=== What you have to do ===
Write the data out again, character for character, with no images.

=== Dataset extract ===
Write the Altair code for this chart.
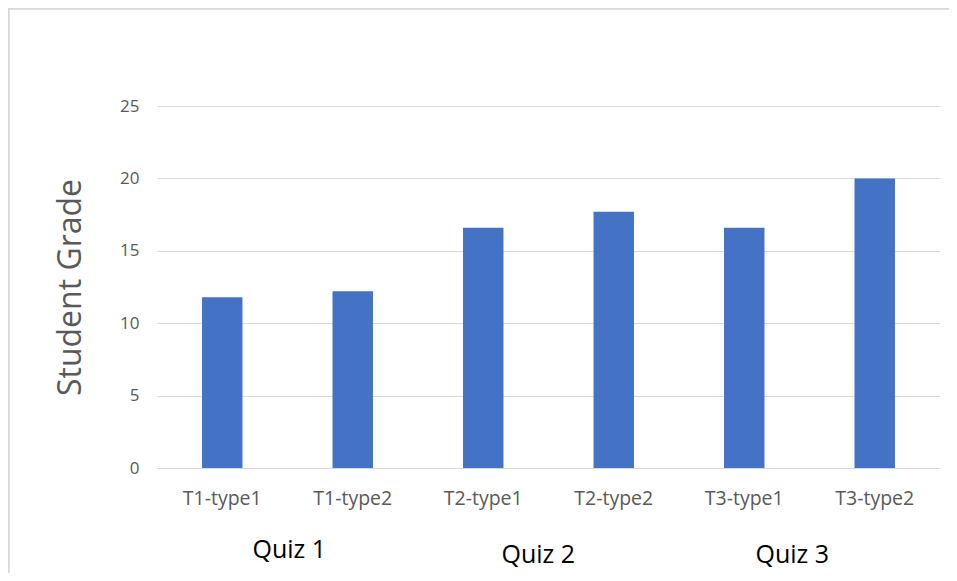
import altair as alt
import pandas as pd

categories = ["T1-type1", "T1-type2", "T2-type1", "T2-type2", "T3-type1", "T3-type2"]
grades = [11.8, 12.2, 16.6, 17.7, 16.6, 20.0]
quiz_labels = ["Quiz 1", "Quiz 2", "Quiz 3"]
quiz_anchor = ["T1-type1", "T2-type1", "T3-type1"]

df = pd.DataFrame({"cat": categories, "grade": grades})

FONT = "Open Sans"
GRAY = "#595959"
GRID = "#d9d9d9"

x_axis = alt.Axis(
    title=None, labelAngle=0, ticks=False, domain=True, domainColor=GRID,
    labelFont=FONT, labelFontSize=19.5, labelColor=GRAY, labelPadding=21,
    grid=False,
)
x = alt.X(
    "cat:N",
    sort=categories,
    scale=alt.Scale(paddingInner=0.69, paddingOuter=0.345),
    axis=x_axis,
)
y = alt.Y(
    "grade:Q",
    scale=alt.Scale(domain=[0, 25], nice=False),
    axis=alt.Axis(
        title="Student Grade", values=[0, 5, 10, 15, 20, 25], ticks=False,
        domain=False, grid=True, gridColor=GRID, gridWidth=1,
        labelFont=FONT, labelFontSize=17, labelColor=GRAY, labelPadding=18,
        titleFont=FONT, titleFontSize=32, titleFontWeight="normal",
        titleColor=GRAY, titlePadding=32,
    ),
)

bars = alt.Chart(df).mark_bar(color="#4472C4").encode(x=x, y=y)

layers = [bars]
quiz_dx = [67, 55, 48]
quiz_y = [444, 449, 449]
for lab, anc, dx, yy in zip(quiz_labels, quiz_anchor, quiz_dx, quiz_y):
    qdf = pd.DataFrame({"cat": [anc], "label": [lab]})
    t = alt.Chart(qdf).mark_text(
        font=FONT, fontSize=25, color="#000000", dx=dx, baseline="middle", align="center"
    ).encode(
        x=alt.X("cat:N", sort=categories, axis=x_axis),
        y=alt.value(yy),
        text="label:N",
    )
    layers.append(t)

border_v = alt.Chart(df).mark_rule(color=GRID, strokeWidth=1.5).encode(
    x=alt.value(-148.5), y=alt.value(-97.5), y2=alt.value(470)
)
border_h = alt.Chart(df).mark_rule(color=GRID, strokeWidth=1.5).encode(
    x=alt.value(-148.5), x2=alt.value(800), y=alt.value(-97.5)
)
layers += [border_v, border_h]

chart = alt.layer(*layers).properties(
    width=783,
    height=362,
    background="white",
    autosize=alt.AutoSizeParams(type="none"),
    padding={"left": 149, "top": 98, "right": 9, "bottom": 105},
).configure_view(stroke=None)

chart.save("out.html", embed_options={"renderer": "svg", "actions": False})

=== Task response ===
Write the Altair code for this chart.
import altair as alt
import pandas as pd

categories = ["T1-type1", "T1-type2", "T2-type1", "T2-type2", "T3-type1", "T3-type2"]
grades = [11.8, 12.2, 16.6, 17.7, 16.6, 20.0]
quiz_labels = ["Quiz 1", "Quiz 2", "Quiz 3"]
quiz_anchor = ["T1-type1", "T2-type1", "T3-type1"]

df = pd.DataFrame({"cat": categories, "grade": grades})

FONT = "Open Sans"
GRAY = "#595959"
GRID = "#d9d9d9"

x_axis = alt.Axis(
    title=None, labelAngle=0, ticks=False, domain=True, domainColor=GRID,
    labelFont=FONT, labelFontSize=19.5, labelColor=GRAY, labelPadding=21,
    grid=False,
)
x = alt.X(
    "cat:N",
    sort=categories,
    scale=alt.Scale(paddingInner=0.69, paddingOuter=0.345),
    axis=x_axis,
)
y = alt.Y(
    "grade:Q",
    scale=alt.Scale(domain=[0, 25], nice=False),
    axis=alt.Axis(
        title="Student Grade", values=[0, 5, 10, 15, 20, 25], ticks=False,
        domain=False, grid=True, gridColor=GRID, gridWidth=1,
        labelFont=FONT, labelFontSize=17, labelColor=GRAY, labelPadding=18,
        titleFont=FONT, titleFontSize=32, titleFontWeight="normal",
        titleColor=GRAY, titlePadding=32,
    ),
)

bars = alt.Chart(df).mark_bar(color="#4472C4").encode(x=x, y=y)

layers = [bars]
quiz_dx = [67, 55, 48]
quiz_y = [444, 449, 449]
for lab, anc, dx, yy in zip(quiz_labels, quiz_anchor, quiz_dx, quiz_y):
    qdf = pd.DataFrame({"cat": [anc], "label": [lab]})
    t = alt.Chart(qdf).mark_text(
        font=FONT, fontSize=25, color="#000000", dx=dx, baseline="middle", align="center"
    ).encode(
        x=alt.X("cat:N", sort=categories, axis=x_axis),
        y=alt.value(yy),
        text="label:N",
    )
    layers.append(t)

border_v = alt.Chart(df).mark_rule(color=GRID, strokeWidth=1.5).encode(
    x=alt.value(-148.5), y=alt.value(-97.5), y2=alt.value(470)
)
border_h = alt.Chart(df).mark_rule(color=GRID, strokeWidth=1.5).encode(
    x=alt.value(-148.5), x2=alt.value(800), y=alt.value(-97.5)
)
layers += [border_v, border_h]

chart = alt.layer(*layers).properties(
    width=783,
    height=362,
    background="white",
    autosize=alt.AutoSizeParams(type="none"),
    padding={"left": 149, "top": 98, "right": 9, "bottom": 105},
).configure_view(stroke=None)

chart.save("out.html", embed_options={"renderer": "svg", "actions": False})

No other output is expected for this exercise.